もう一つ「妻は夫に意見すべきではない」というジェンダーの問題も隠れている。ジェンダーとは社会的に与えられた「あるべき男性とあるべき女性」の姿である。
東洋経済の「貧困に喘ぐ「単身女性」が助けを求められない訳」という記事に次のような記述がある。女性は自分の考えを持つべきではないとされているためにそもそも「相談ができない」というのだ。
「女は自己主張するな」「譲って当たり前」と育てられたせいか、自分さえ我慢すればとギリギリまで助けを求めない。
相談に来た人にこの先どうしたいのか尋ねると「どうするのが正解ですか?」と聞いてくる人がいる。いつも周り優先で自分がどうしたいか考えたことがないというのです。
この「社会に迷惑をかけるべきではない」という固定概念と「夫の方針に意見すべきではない」という固定概念が組み合わされると夫婦はブラックボックスになる。息子ですら介入ができないのだからケアマネージャーにも手出しができないという強固なブラックボックスである。
日本の憲法は婚姻を次のように規定している。つまり、男性と女性の組み合わせである「夫婦」という単位が全てを決めるという規定なので、夫婦が「助けがいらない」となると外から容易に手が出せない仕組みになっている。
- 婚姻は、両性の合意のみに基いて成立し、夫婦が同等の権利を有することを基本として、相互の協力により、維持されなければならない。
- 配偶者の選択、財産権、相続、住居の選定、離婚並びに婚姻及び家族に関するその他の事項に関しては、法律は、個人の尊厳と両性の本質的平等に立脚して、制定されなければならない。
今回の裁判は裁判員裁判だった。裁判員たちは評決の内容については話さないという前提で記者会見を行なっている。制度の問題について口にする人もいるが「助けを求めることの大切さを実感した」という人もいる。TBSの映像では裁判員たちは顔出しで会見に応じている。結局のところ刑期に長さが重要なのではなく、そこに至る前になんとならなかったのかということを社会に訴えたかったのだろう。

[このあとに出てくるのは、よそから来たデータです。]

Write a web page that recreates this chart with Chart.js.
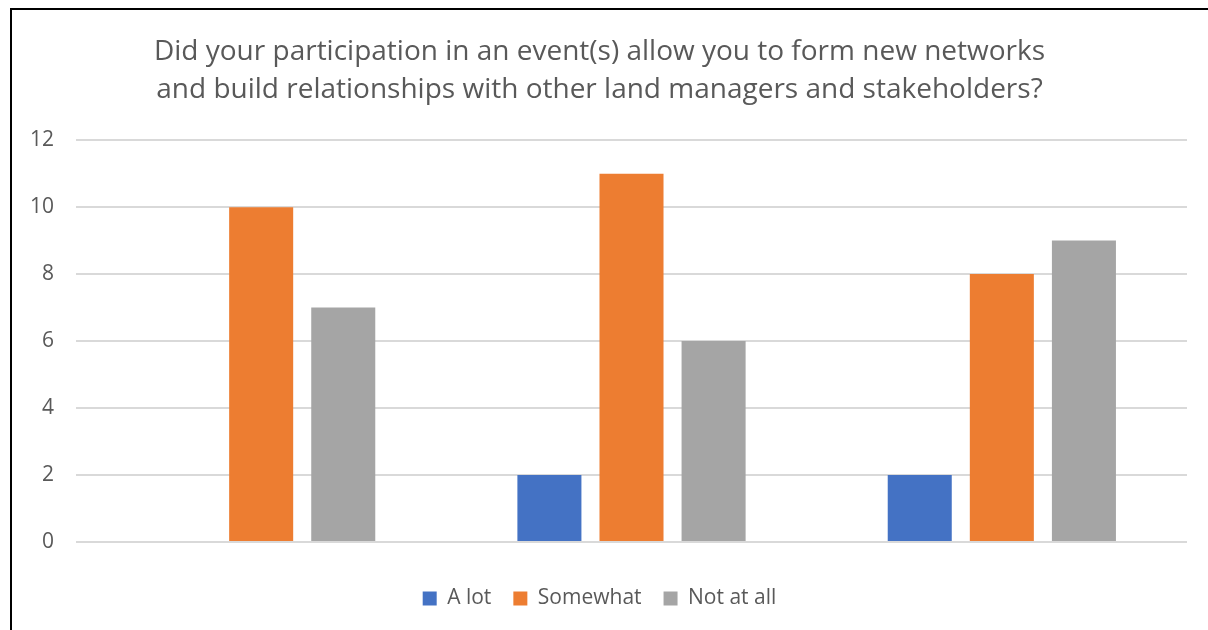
<!DOCTYPE html>
<html>
<head>
<meta charset="utf-8">
<script src="https://cdn.jsdelivr.net/npm/chart.js@4"></script>
<style>
  html, body { margin: 0; padding: 0; background: #fff; overflow: hidden; }
  .frame {
    position: absolute; left: 10px; top: 8px;
    border-left: 2px solid #000; border-top: 2px solid #000;
    width: 1196px; height: 620px;
  }
</style>
</head>
<body>
<div class="frame"><canvas id="chart" width="1196" height="620"></canvas></div>
<script>
const categories = ['', '', ''];
const seriesNames = ['A lot', 'Somewhat', 'Not at all'];
const aLot = [0, 2, 2];
const somewhat = [10, 11, 8];
const notAtAll = [7, 6, 9];
const titleLines = [
    'Did your participation in an event(s) allow you to form new networks',
    'and build relationships with other land managers and stakeholders?'
];
const colors = ['#4472C4', '#ED7D31', '#A5A5A5'];
const textColor = '#595959';
const fontFamily = '"Open Sans", "Liberation Sans", sans-serif';

const values = [aLot, somewhat, notAtAll];

new Chart(document.getElementById('chart'), {
    type: 'bar',
    data: {
        labels: categories,
        datasets: seriesNames.map((name, i) => ({
            label: name,
            data: values[i],
            backgroundColor: colors[i],
            barPercentage: 0.78,
            categoryPercentage: 0.665
        }))
    },
    options: {
        responsive: false,
        animation: false,
        layout: { padding: { left: 0, right: 21, top: 0, bottom: 11 } },
        plugins: {
            title: {
                display: true,
                text: titleLines,
                color: textColor,
                font: { family: fontFamily, size: 28, weight: 'normal', lineHeight: 1.36 },
                padding: { top: 23, bottom: 31 }
            },
            legend: {
                position: 'bottom',
                labels: {
                    color: textColor,
                    font: { family: fontFamily, size: 21 },
                    boxWidth: 14,
                    boxHeight: 14,
                    padding: 22
                }
            },
            tooltip: { enabled: false }
        },
        scales: {
            x: {
                grid: { display: false },
                border: { display: false },
                ticks: { display: false },
                afterFit: (scale) => { scale.height = 24; }
            },
            y: {
                min: 0,
                max: 12,
                ticks: {
                    stepSize: 2,
                    color: textColor,
                    font: { family: fontFamily, size: 21 },
                    padding: 22
                },
                grid: { color: '#D9D9D9', lineWidth: 2, drawTicks: false },
                border: { display: false },
                afterFit: (scale) => { scale.width = 64; }
            }
        }
    }
});
</script>
</body>
</html>
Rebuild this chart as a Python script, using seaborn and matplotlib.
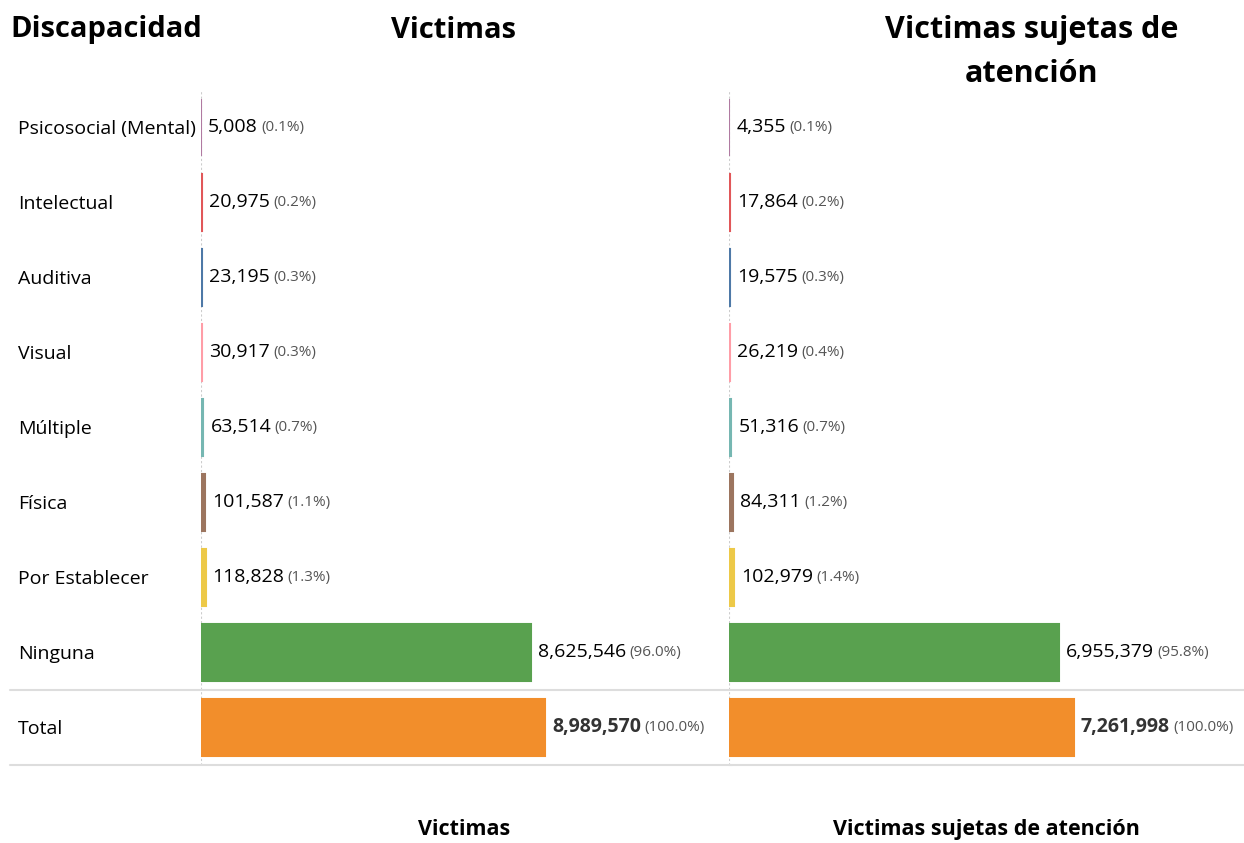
import matplotlib
matplotlib.use("Agg")
import matplotlib.pyplot as plt
import matplotlib.transforms as mtransforms
import seaborn as sns

# datos
categorias = ['Psicosocial (Mental)', 'Intelectual', 'Auditiva', 'Visual', 'Múltiple',
              'Física', 'Por Establecer', 'Ninguna', 'Total']
victimas = [5008, 20975, 23195, 30917, 63514, 101587, 118828, 8625546, 8989570]
victimas_pct = ['0.1%', '0.2%', '0.3%', '0.3%', '0.7%', '1.1%', '1.3%', '96.0%', '100.0%']
sujetas = [4355, 17864, 19575, 26219, 51316, 84311, 102979, 6955379, 7261998]
sujetas_pct = ['0.1%', '0.2%', '0.3%', '0.4%', '0.7%', '1.2%', '1.4%', '95.8%', '100.0%']
colores = ['#b07aa1', '#e15759', '#4e79a7', '#ff9da7', '#76b7b2',
           '#9c755f', '#edc948', '#59a14f', '#f28e2b']

sns.set_style('white')
plt.rcParams['font.family'] = ['Open Sans', 'DejaVu Sans']
plt.rcParams['text.color'] = 'black'
plt.rcParams['axes.labelcolor'] = 'black'

fig = plt.figure(figsize=(12.44, 8.43), dpi=100)
ax1 = fig.add_axes([0.1616, 0.0925, 0.4228, 0.8013])
ax2 = fig.add_axes([0.586, 0.0925, 0.414, 0.8013])

paleta = dict(zip(categorias, colores))


def panel(ax, valores, pcts, factor, etiqueta):
    sns.barplot(x=valores, y=categorias, hue=categorias, palette=paleta, legend=False,
                width=0.76, saturation=1, orient='h', ax=ax)
    # barras minimas visibles
    for bar in ax.patches:
        bar.set_edgecolor(bar.get_facecolor())
        bar.set_linewidth(1.5)
        bar.set_zorder(3)
    ax.set_xlim(0, max(valores) * factor)
    ax.set_ylim(8.5, -0.5)
    ax.set_xticks([])
    ax.set_yticks([])
    ax.set_ylabel('')
    for s in ax.spines.values():
        s.set_visible(False)
    ax.axvline(0, color='#cccccc', lw=0.8, ls=(0, (2, 2)), zorder=0)
    for i, (v, p) in enumerate(zip(valores, pcts)):
        total = categorias[i] == 'Total'
        t = ax.annotate(f'{v:,}', xy=(v, i), xytext=(5, 0), textcoords='offset points',
                        va='center', ha='left', fontsize=14,
                        color='#333333' if total else 'black',
                        fontweight='bold' if total else 'normal')
        ax.annotate(f'({p})', xy=(1, 0.5), xycoords=t, xytext=(2.5, 0),
                    textcoords='offset points', va='center', ha='left',
                    fontsize=11, color='#555555')
    ax.set_xlabel(etiqueta, fontsize=15.5, fontweight='bold')
    ax.xaxis.set_label_coords(0.5, -0.096)
    ax.xaxis.label.set_va('center')


panel(ax1, victimas, victimas_pct, 1.529, 'Victimas')
panel(ax2, sujetas, sujetas_pct, 1.493, 'Victimas sujetas de atención')

# etiquetas de filas
tr = mtransforms.blended_transform_factory(fig.transFigure, ax1.transData)
for i, c in enumerate(categorias):
    fig.text(18 / 1244, i, c, transform=tr, va='center_baseline', ha='left', fontsize=14)

# separadores
for y in [7.5, 8.5]:
    ax1.axhline(y, xmin=-0.363, xmax=1.01, color='#dddddd', lw=1.5, clip_on=False)
    ax2.axhline(y, xmin=0, xmax=1, color='#dddddd', lw=1.5, clip_on=False)

# titulos
fig.text(10 / 1244, 1 - 30 / 843, 'Discapacidad', fontsize=21, fontweight='bold',
         va='center', ha='left')
fig.text(453 / 1244, 1 - 30 / 843, 'Victimas', fontsize=21, fontweight='bold',
         va='center', ha='center')
fig.text(1032 / 1244, 1 - 52 / 843, 'Victimas sujetas de\natención', fontsize=22,
         fontweight='bold', va='center', ha='center', linespacing=1.6)

fig.savefig('out.png', dpi=100)
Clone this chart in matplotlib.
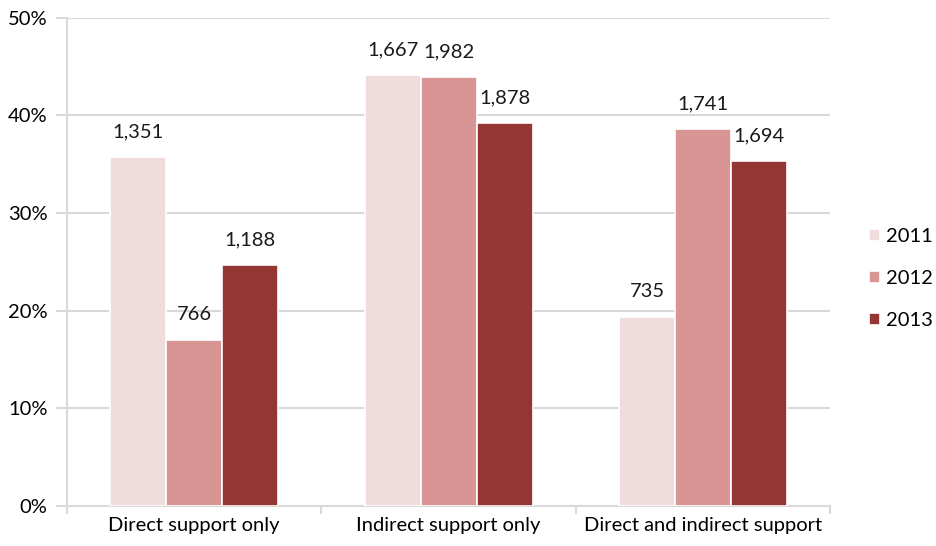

「固定概念」に囚われて自らを縛り付けているという意味で社会にも問題はあったとは言えるだろう。だが形式的には夫は裁かれなければならなかった。そしてそれが今回は3年ということになった。日本人の複雑な心情に配慮した制度設計をやらない限りこの手の「犯罪」は無くならないだろう。必要な人たちに「権限」を与えただけでは問題は解決しない。
体が不自由にも関わらず海に突き落とされた妻は突き落とされた瞬間に「いやだ」と大きな声で叫んだという。おそらくもっと早く誰かに助けてもらいたかったのではないかと思う。夫婦のことは夫婦が話し合って決めるという考え方がある以上、妻の助けを求める声も最後の「いやだ」という叫びも聞き入れられることはなかった。